Сегодня «современный» мир противоположен миру «старому» тем, что он радикально открыт по направлению в будущее. Преходящий момент настоящего наделяется приоритетом благодаря тому, что он начинает для каждого поколения служить заново в качестве отправной точки для постижения истории в целом. Собирательное единственное число «история» — в противовес многочисленным историям с различными действующими лицами — является изобретением конца XVIII века6. Теперь история переживается как всеобъемлющий процесс, порождающий проблемы, а время — как скудный ресурс для того, чтобы справиться с этими проблемами, проникающими из будущего в настоящее. Эти обрушивающиеся вызовы ощущаются как «давление времени».

Такое современное сознание времени касается философии особенным образом.

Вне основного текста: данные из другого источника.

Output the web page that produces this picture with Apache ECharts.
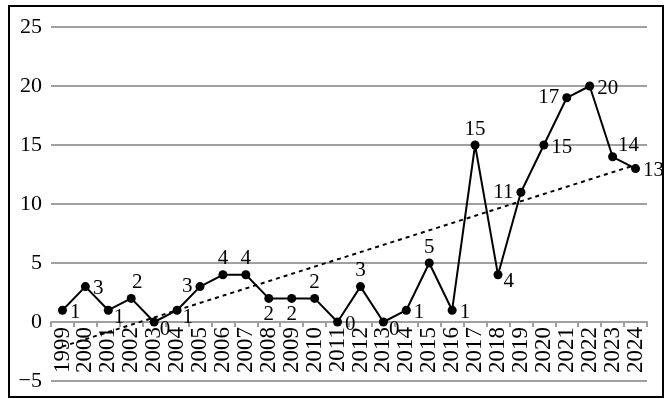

Ведь до сих пор философия, да и теория вообще, должна была давать истинное представление о сущности мира — об общих, необходимых и вечных чертах реальности как таковой. Однако же как только философия начала размышлять о собственном месте в истории, теория (постижение истины) обрела некий показатель времени. На мировом горизонте настоящего, служащего источником мимолетных, случайных и всякий раз особенных событий, контекст оправдания пересекается с контекстом исследования. Если истинные философские познания тем не менее должны иметь право на претензию на независимую от контекста значимость, то философия должна постигать и выражать в понятиях тревожное настоящее. Лишь стремясь постичь «модерн» как таковой, она может пытаться преодолевать границы исторической ситуации, из которой происходит сама философская мысль. Гегель был первым философом, отчетливо высказавшим эту новую потребность: «постигать в мыслях» собственное время. Философия должна принимать вызовы времени, анализируя «новое время». Но почему же она должна и может постигать модерн в форме критики разума?